## start Data entries

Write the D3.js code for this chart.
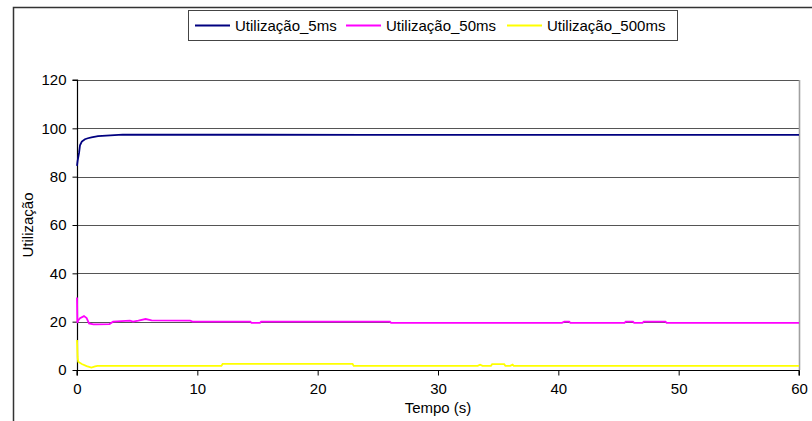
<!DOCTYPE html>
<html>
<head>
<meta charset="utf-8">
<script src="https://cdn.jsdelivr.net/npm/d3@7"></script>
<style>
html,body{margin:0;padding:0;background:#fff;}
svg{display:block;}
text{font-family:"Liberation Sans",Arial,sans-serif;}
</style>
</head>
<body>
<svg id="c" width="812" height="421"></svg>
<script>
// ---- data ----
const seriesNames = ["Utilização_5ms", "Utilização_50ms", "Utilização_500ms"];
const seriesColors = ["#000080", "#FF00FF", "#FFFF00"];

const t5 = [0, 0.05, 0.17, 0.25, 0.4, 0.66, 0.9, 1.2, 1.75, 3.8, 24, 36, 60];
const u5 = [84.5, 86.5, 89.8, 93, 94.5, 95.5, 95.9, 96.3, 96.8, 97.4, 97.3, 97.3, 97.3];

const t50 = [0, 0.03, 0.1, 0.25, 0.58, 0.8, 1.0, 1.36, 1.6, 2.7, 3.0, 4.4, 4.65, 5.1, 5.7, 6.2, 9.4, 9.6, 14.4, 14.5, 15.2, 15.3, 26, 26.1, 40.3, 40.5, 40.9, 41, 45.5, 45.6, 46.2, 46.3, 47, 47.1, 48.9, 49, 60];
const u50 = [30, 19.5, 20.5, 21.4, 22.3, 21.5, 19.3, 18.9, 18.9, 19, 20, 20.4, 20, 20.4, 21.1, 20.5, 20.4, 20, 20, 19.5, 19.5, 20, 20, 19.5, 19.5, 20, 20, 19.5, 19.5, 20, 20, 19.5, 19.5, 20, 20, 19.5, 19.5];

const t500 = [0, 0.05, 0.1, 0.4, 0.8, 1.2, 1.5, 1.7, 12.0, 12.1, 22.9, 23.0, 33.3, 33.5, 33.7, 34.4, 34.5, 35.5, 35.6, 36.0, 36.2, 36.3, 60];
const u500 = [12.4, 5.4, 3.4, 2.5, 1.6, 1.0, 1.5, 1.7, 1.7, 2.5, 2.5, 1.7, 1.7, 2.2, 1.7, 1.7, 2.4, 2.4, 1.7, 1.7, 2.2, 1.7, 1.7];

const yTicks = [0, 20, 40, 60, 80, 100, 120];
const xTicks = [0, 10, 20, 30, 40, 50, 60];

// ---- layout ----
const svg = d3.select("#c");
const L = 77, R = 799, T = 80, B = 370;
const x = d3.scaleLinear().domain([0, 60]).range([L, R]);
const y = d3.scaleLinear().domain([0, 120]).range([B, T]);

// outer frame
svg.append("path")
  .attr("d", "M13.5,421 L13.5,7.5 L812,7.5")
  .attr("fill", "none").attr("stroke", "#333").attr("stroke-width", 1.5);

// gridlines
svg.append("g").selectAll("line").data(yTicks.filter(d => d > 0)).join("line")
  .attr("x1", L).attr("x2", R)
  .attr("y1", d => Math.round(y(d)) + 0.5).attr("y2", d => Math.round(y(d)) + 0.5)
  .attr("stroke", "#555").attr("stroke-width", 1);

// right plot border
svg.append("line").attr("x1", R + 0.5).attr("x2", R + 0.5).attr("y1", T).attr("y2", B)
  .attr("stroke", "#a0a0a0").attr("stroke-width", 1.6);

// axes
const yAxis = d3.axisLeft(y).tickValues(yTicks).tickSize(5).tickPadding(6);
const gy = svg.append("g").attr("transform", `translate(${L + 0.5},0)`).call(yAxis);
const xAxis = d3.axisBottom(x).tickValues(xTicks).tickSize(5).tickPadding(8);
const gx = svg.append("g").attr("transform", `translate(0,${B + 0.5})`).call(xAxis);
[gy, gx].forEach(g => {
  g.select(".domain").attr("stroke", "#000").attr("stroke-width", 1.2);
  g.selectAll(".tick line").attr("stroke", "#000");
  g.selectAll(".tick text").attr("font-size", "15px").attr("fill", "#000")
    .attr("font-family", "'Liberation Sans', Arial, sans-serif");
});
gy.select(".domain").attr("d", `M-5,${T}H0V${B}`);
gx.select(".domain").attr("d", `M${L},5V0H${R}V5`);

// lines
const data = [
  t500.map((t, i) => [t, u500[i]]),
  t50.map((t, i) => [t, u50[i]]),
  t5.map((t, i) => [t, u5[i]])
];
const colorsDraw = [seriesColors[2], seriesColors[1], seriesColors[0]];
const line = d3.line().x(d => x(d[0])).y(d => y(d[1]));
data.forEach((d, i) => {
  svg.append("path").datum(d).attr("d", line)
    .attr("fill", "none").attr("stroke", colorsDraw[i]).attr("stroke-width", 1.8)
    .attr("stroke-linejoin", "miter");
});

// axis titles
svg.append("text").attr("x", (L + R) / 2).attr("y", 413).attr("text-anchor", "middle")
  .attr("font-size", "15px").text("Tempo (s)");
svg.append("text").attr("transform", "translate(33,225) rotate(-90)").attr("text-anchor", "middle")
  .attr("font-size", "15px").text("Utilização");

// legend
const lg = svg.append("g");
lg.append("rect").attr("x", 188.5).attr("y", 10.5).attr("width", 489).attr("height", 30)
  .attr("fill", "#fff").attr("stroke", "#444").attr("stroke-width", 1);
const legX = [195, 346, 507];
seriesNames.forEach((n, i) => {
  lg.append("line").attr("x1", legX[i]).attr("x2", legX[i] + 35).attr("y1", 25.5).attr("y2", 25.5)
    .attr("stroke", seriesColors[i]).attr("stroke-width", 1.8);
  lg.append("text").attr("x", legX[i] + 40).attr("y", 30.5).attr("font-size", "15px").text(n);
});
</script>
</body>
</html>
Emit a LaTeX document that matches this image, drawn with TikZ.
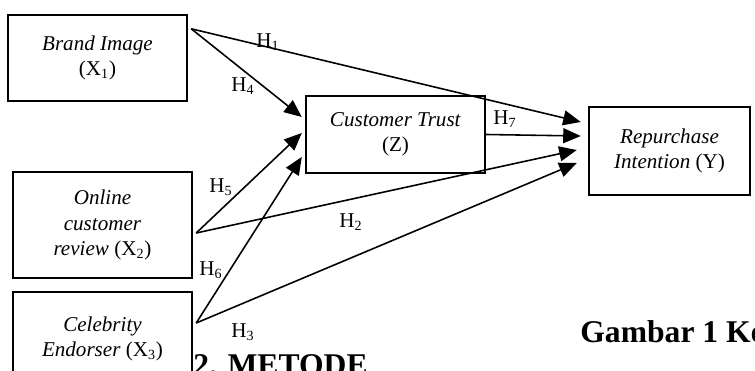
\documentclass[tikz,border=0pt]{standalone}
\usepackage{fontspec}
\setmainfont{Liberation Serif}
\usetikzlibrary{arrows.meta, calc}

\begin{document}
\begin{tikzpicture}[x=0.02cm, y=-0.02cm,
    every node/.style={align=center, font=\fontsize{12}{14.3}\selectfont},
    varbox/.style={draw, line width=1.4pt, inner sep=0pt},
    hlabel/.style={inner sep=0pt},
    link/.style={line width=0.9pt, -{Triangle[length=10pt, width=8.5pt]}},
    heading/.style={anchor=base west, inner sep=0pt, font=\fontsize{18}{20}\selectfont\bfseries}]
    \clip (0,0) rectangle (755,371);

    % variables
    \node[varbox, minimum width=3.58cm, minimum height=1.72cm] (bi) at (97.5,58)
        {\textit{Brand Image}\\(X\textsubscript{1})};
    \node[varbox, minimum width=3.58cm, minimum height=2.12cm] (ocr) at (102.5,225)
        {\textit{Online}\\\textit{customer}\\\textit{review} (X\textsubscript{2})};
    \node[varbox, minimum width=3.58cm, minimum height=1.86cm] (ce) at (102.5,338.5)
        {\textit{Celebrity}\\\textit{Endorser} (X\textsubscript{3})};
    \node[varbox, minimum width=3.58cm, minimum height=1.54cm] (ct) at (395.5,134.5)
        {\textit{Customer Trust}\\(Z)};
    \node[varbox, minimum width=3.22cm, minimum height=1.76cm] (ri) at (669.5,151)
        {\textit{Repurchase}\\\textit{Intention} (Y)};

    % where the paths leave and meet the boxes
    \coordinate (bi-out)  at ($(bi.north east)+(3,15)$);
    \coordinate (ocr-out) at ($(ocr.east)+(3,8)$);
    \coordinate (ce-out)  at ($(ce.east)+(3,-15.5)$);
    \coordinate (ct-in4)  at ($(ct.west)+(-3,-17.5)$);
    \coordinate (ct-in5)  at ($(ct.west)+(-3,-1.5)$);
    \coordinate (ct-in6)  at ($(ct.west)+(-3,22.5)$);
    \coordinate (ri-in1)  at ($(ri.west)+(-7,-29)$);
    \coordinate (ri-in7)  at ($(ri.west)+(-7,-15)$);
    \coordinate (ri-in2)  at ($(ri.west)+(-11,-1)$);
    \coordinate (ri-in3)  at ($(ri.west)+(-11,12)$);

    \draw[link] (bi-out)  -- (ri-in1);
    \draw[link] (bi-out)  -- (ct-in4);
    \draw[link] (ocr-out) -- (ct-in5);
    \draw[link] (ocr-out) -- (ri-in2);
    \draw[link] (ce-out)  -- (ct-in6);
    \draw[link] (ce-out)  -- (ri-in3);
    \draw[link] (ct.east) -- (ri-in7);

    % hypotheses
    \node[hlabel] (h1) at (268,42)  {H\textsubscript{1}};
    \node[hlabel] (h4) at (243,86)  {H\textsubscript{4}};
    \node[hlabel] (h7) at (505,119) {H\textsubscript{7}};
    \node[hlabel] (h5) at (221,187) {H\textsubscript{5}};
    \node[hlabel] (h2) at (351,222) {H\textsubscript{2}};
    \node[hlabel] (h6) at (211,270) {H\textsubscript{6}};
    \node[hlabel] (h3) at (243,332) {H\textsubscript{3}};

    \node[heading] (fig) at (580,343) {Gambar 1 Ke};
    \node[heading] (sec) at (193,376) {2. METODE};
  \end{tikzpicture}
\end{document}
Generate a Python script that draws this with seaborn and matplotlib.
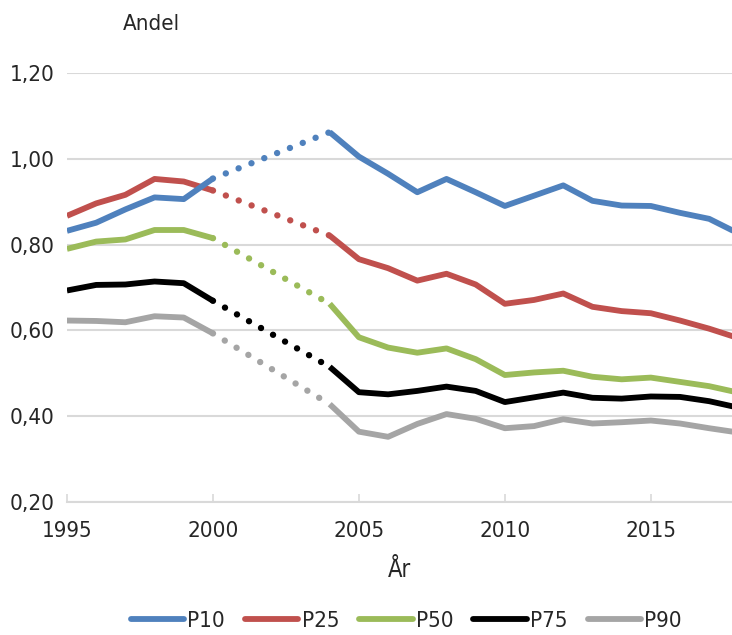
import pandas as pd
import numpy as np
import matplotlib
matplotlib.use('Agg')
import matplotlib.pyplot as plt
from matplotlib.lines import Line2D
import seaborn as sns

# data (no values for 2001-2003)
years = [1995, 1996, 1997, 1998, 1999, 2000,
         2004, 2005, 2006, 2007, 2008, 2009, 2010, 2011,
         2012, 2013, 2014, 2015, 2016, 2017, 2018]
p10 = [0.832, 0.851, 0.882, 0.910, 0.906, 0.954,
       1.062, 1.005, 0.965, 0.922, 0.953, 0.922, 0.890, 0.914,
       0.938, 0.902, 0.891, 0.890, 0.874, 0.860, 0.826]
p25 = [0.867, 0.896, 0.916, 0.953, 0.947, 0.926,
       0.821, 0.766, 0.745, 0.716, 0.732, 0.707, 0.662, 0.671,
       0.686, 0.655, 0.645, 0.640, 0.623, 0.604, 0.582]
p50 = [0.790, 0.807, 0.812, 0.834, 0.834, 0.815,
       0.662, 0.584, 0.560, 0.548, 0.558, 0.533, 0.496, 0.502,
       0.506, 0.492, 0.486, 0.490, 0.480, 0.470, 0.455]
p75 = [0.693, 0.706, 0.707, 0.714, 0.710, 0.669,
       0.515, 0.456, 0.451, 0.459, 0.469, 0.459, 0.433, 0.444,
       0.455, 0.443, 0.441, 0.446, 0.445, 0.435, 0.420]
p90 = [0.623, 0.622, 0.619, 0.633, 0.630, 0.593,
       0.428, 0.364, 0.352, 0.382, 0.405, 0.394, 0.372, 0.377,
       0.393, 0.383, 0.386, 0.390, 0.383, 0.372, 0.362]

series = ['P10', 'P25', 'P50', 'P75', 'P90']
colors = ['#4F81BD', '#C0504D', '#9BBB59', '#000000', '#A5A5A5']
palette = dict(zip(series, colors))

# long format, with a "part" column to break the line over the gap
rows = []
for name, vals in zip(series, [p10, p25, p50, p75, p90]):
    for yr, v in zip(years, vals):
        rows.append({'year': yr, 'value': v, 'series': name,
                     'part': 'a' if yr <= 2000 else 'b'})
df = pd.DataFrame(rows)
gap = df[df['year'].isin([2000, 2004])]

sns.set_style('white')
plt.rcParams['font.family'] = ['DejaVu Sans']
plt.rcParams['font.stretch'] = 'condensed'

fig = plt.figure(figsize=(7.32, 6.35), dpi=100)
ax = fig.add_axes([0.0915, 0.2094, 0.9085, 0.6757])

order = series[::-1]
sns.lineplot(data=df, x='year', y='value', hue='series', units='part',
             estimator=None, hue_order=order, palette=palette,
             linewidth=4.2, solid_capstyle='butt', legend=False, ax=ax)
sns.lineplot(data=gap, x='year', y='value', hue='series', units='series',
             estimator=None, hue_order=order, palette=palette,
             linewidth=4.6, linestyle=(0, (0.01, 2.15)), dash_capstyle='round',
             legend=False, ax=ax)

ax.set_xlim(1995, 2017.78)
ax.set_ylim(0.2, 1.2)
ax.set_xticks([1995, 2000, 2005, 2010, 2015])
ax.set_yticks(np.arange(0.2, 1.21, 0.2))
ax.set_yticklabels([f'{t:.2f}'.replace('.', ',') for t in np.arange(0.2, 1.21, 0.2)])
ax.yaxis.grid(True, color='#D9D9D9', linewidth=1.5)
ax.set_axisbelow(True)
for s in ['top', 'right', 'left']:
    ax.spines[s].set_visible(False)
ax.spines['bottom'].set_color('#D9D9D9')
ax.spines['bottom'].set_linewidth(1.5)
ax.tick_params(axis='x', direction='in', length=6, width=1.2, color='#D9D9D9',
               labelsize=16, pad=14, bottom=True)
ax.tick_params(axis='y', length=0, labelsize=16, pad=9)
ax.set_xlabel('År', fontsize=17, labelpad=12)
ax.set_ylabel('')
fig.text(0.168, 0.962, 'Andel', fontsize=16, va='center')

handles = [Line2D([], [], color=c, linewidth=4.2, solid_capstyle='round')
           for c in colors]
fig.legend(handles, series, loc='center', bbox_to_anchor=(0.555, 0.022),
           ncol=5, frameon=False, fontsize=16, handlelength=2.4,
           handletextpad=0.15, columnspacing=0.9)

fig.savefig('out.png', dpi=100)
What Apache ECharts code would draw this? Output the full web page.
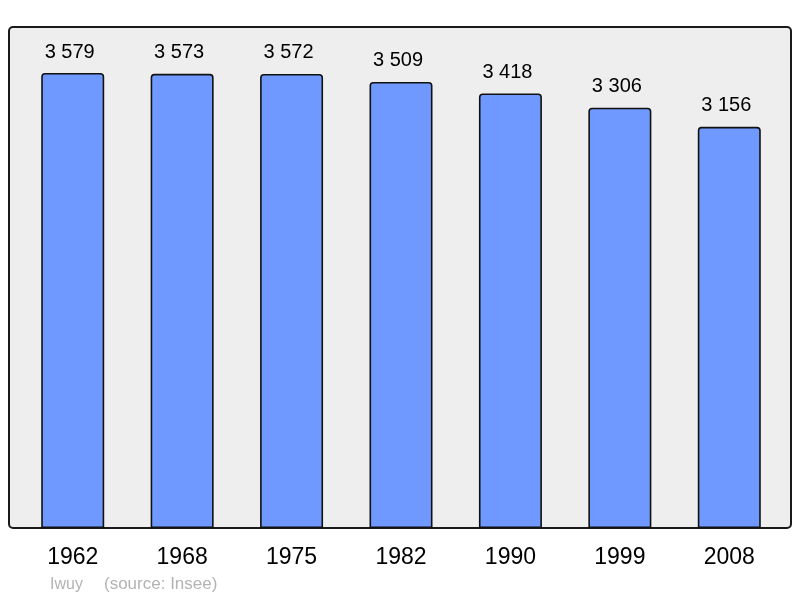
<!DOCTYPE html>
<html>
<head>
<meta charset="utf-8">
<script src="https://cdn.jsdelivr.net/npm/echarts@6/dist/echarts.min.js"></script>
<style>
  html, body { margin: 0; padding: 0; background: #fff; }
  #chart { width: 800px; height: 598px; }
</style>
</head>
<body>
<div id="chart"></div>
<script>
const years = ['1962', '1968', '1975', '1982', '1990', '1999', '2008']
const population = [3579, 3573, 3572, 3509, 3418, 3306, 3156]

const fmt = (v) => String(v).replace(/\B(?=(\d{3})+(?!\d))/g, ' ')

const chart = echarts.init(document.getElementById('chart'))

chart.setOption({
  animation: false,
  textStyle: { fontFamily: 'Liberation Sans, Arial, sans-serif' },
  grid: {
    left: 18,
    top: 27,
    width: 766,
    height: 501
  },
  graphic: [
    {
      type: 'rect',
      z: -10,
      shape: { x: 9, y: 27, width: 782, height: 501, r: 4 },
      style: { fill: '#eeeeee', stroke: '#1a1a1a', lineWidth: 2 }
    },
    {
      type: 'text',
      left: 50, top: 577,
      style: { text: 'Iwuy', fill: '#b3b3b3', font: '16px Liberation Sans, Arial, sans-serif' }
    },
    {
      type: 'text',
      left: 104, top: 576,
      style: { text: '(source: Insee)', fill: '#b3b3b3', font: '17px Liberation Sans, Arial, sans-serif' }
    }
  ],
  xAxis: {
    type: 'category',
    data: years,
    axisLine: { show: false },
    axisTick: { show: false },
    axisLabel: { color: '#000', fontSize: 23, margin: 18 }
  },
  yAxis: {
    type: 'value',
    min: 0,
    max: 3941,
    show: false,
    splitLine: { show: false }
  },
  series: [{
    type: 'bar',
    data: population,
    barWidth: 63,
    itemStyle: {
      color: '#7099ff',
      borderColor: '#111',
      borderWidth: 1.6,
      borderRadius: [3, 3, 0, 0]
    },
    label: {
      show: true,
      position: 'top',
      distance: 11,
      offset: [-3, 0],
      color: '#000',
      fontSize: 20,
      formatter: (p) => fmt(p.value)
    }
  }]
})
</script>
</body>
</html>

## end Data entries

Begin at the first line of the records and please reproduce every line exactly through the one containing "97.3, 97.3, 97.3];", leaving all pictures out.

Written solution:
Write the D3.js code for this chart.
<!DOCTYPE html>
<html>
<head>
<meta charset="utf-8">
<script src="https://cdn.jsdelivr.net/npm/d3@7"></script>
<style>
html,body{margin:0;padding:0;background:#fff;}
svg{display:block;}
text{font-family:"Liberation Sans",Arial,sans-serif;}
</style>
</head>
<body>
<svg id="c" width="812" height="421"></svg>
<script>
// ---- data ----
const seriesNames = ["Utilização_5ms", "Utilização_50ms", "Utilização_500ms"];
const seriesColors = ["#000080", "#FF00FF", "#FFFF00"];

const t5 = [0, 0.05, 0.17, 0.25, 0.4, 0.66, 0.9, 1.2, 1.75, 3.8, 24, 36, 60];
const u5 = [84.5, 86.5, 89.8, 93, 94.5, 95.5, 95.9, 96.3, 96.8, 97.4, 97.3, 97.3, 97.3];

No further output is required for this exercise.